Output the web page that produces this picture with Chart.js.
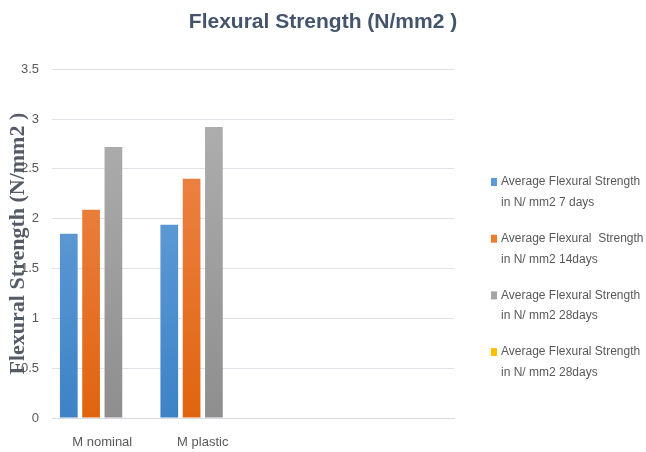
<!DOCTYPE html>
<html>
<head>
<meta charset="utf-8">
<script src="https://cdn.jsdelivr.net/npm/chart.js@4.4.1/dist/chart.umd.min.js"></script>
<style>
  html, body { margin: 0; padding: 0; background: #fff; }
  #wrap { width: 646px; height: 452px; }
</style>
</head>
<body>
<div id="wrap"><canvas id="myChart"></canvas></div>
<script>
// categories and series values
const categories = ['M nominal', 'M plastic', '', ''];
const strength7 = [1.85, 1.94, null, null];
const strength14 = [2.09, 2.40, null, null];
const strength28 = [2.72, 2.92, null, null];
const strength28b = [null, null, null, null];
const seriesNames = [
  ['Average Flexural Strength', 'in N/ mm2 7 days'],
  ['Average Flexural  Strength', 'in N/ mm2 14days'],
  ['Average Flexural Strength', 'in N/ mm2 28days'],
  ['Average Flexural Strength', 'in N/ mm2 28days']
];
const yTicks = [0, 0.5, 1, 1.5, 2, 2.5, 3, 3.5];

// top / bottom colours of each bar fill
const fills = [
  ['#74a9de', '#3d83c6', '#5b9bd5'],
  ['#f18d58', '#e0640f', '#ed7d31'],
  ['#b3b3b3', '#8e8e8e', '#a5a5a5'],
  ['#ffd34d', '#f0b400', '#ffc000']
];

function barFill(i) {
  return function (ctx) {
    const area = ctx.chart.chartArea;
    if (!area) return fills[i][2];
    const g = ctx.chart.ctx.createLinearGradient(0, area.top, 0, area.bottom);
    g.addColorStop(0, fills[i][0]);
    g.addColorStop(1, fills[i][1]);
    return g;
  };
}

const seriesData = [strength7, strength14, strength28, strength28b];
const datasets = seriesData.map((d, i) => ({
  label: seriesNames[i].join(' '),
  data: d,
  backgroundColor: barFill(i),
  borderWidth: 0,
  categoryPercentage: 0.888,
  barPercentage: 0.794
}));

// legend drawn at the right with two-line labels
const sideLegend = {
  id: 'sideLegend',
  afterDraw(chart) {
    const ctx = chart.ctx;
    ctx.save();
    ctx.font = '12px "Liberation Sans", Arial, sans-serif';
    ctx.textBaseline = 'middle';
    seriesNames.forEach((lines, i) => {
      const y = 182 + i * 56.7;
      ctx.fillStyle = fills[i][2];
      ctx.fillRect(491, y - 4, 6, 8);
      ctx.fillStyle = '#595959';
      lines.forEach((t, k) => ctx.fillText(t, 501, y + k * 20.5));
    });
    ctx.restore();
  }
};

const chart_obj = document.getElementById('myChart');

new Chart(chart_obj, {
  type: 'bar',
  data: { labels: categories, datasets: datasets },
  plugins: [sideLegend],
  options: {
    responsive: true,
    maintainAspectRatio: false,
    animation: false,
    layout: { padding: 0 },
    plugins: {
      legend: { display: false },
      tooltip: { enabled: false },
      title: {
        display: true,
        text: 'Flexural Strength (N/mm2 )',
        color: '#44546a',
        font: { family: '"Liberation Sans", Arial, sans-serif', size: 21, weight: 'bold', lineHeight: 1.2 },
        padding: { top: 10, bottom: 34 }
      }
    },
    scales: {
      x: {
        grid: { display: false },
        border: { display: true, color: '#d9dde3' },
        ticks: {
          color: '#595959',
          padding: 9,
          font: { family: '"Liberation Sans", Arial, sans-serif', size: 13 }
        },
        afterFit(s) { s.height = 34; }
      },
      y: {
        min: 0,
        max: 3.5,
        afterBuildTicks(s) { s.ticks = yTicks.map(v => ({ value: v })); },
        grid: { color: '#dfe3e8', drawTicks: false },
        border: { display: false },
        ticks: {
          color: '#595959',
          padding: 13,
          font: { family: '"Liberation Sans", Arial, sans-serif', size: 13 },
          callback: v => String(v)
        },
        title: {
          display: true,
          text: 'Flexural Strength (N/mm2 )',
          color: '#555b66',
          font: { family: '"Liberation Serif", "Times New Roman", serif', size: 22, weight: 'bold' },
          padding: { top: 5, bottom: 0 }
        },
        afterFit(s) { s.width = 52; }
      },
      // empty axis on the right that reserves room for the legend
      side: {
        type: 'linear',
        position: 'right',
        display: true,
        ticks: { display: false },
        grid: { display: false },
        border: { display: false },
        afterFit(s) { s.width = 192; }
      }
    }
  }
});
</script>
</body>
</html>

____

[Written exercise]
Reproduce the listing above exactly, excluding all pictures.

[The answer]
Output the web page that produces this picture with Chart.js.
<!DOCTYPE html>
<html>
<head>
<meta charset="utf-8">
<script src="https://cdn.jsdelivr.net/npm/chart.js@4.4.1/dist/chart.umd.min.js"></script>
<style>
  html, body { margin: 0; padding: 0; background: #fff; }
  #wrap { width: 646px; height: 452px; }
</style>
</head>
<body>
<div id="wrap"><canvas id="myChart"></canvas></div>
<script>
// categories and series values
const categories = ['M nominal', 'M plastic', '', ''];
const strength7 = [1.85, 1.94, null, null];
const strength14 = [2.09, 2.40, null, null];
const strength28 = [2.72, 2.92, null, null];
const strength28b = [null, null, null, null];
const seriesNames = [
  ['Average Flexural Strength', 'in N/ mm2 7 days'],
  ['Average Flexural  Strength', 'in N/ mm2 14days'],
  ['Average Flexural Strength', 'in N/ mm2 28days'],
  ['Average Flexural Strength', 'in N/ mm2 28days']
];
const yTicks = [0, 0.5, 1, 1.5, 2, 2.5, 3, 3.5];

// top / bottom colours of each bar fill
const fills = [
  ['#74a9de', '#3d83c6', '#5b9bd5'],
  ['#f18d58', '#e0640f', '#ed7d31'],
  ['#b3b3b3', '#8e8e8e', '#a5a5a5'],
  ['#ffd34d', '#f0b400', '#ffc000']
];

function barFill(i) {
  return function (ctx) {
    const area = ctx.chart.chartArea;
    if (!area) return fills[i][2];
    const g = ctx.chart.ctx.createLinearGradient(0, area.top, 0, area.bottom);
    g.addColorStop(0, fills[i][0]);
    g.addColorStop(1, fills[i][1]);
    return g;
  };
}

const seriesData = [strength7, strength14, strength28, strength28b];
const datasets = seriesData.map((d, i) => ({
  label: seriesNames[i].join(' '),
  data: d,
  backgroundColor: barFill(i),
  borderWidth: 0,
  categoryPercentage: 0.888,
  barPercentage: 0.794
}));

// legend drawn at the right with two-line labels
const sideLegend = {
  id: 'sideLegend',
  afterDraw(chart) {
    const ctx = chart.ctx;
    ctx.save();
    ctx.font = '12px "Liberation Sans", Arial, sans-serif';
    ctx.textBaseline = 'middle';
    seriesNames.forEach((lines, i) => {
      const y = 182 + i * 56.7;
      ctx.fillStyle = fills[i][2];
      ctx.fillRect(491, y - 4, 6, 8);
      ctx.fillStyle = '#595959';
      lines.forEach((t, k) => ctx.fillText(t, 501, y + k * 20.5));
    });
    ctx.restore();
  }
};

const chart_obj = document.getElementById('myChart');

new Chart(chart_obj, {
  type: 'bar',
  data: { labels: categories, datasets: datasets },
  plugins: [sideLegend],
  options: {
    responsive: true,
    maintainAspectRatio: false,
    animation: false,
    layout: { padding: 0 },
    plugins: {
      legend: { display: false },
      tooltip: { enabled: false },
      title: {
        display: true,
        text: 'Flexural Strength (N/mm2 )',
        color: '#44546a',
        font: { family: '"Liberation Sans", Arial, sans-serif', size: 21, weight: 'bold', lineHeight: 1.2 },
        padding: { top: 10, bottom: 34 }
      }
    },
    scales: {
      x: {
        grid: { display: false },
        border: { display: true, color: '#d9dde3' },
        ticks: {
          color: '#595959',
          padding: 9,
          font: { family: '"Liberation Sans", Arial, sans-serif', size: 13 }
        },
        afterFit(s) { s.height = 34; }
      },
      y: {
        min: 0,
        max: 3.5,
        afterBuildTicks(s) { s.ticks = yTicks.map(v => ({ value: v })); },
        grid: { color: '#dfe3e8', drawTicks: false },
        border: { display: false },
        ticks: {
          color: '#595959',
          padding: 13,
          font: { family: '"Liberation Sans", Arial, sans-serif', size: 13 },
          callback: v => String(v)
        },
        title: {
          display: true,
          text: 'Flexural Strength (N/mm2 )',
          color: '#555b66',
          font: { family: '"Liberation Serif", "Times New Roman", serif', size: 22, weight: 'bold' },
          padding: { top: 5, bottom: 0 }
        },
        afterFit(s) { s.width = 52; }
      },
      // empty axis on the right that reserves room for the legend
      side: {
        type: 'linear',
        position: 'right',
        display: true,
        ticks: { display: false },
        grid: { display: false },
        border: { display: false },
        afterFit(s) { s.width = 192; }
      }
    }
  }
});
</script>
</body>
</html>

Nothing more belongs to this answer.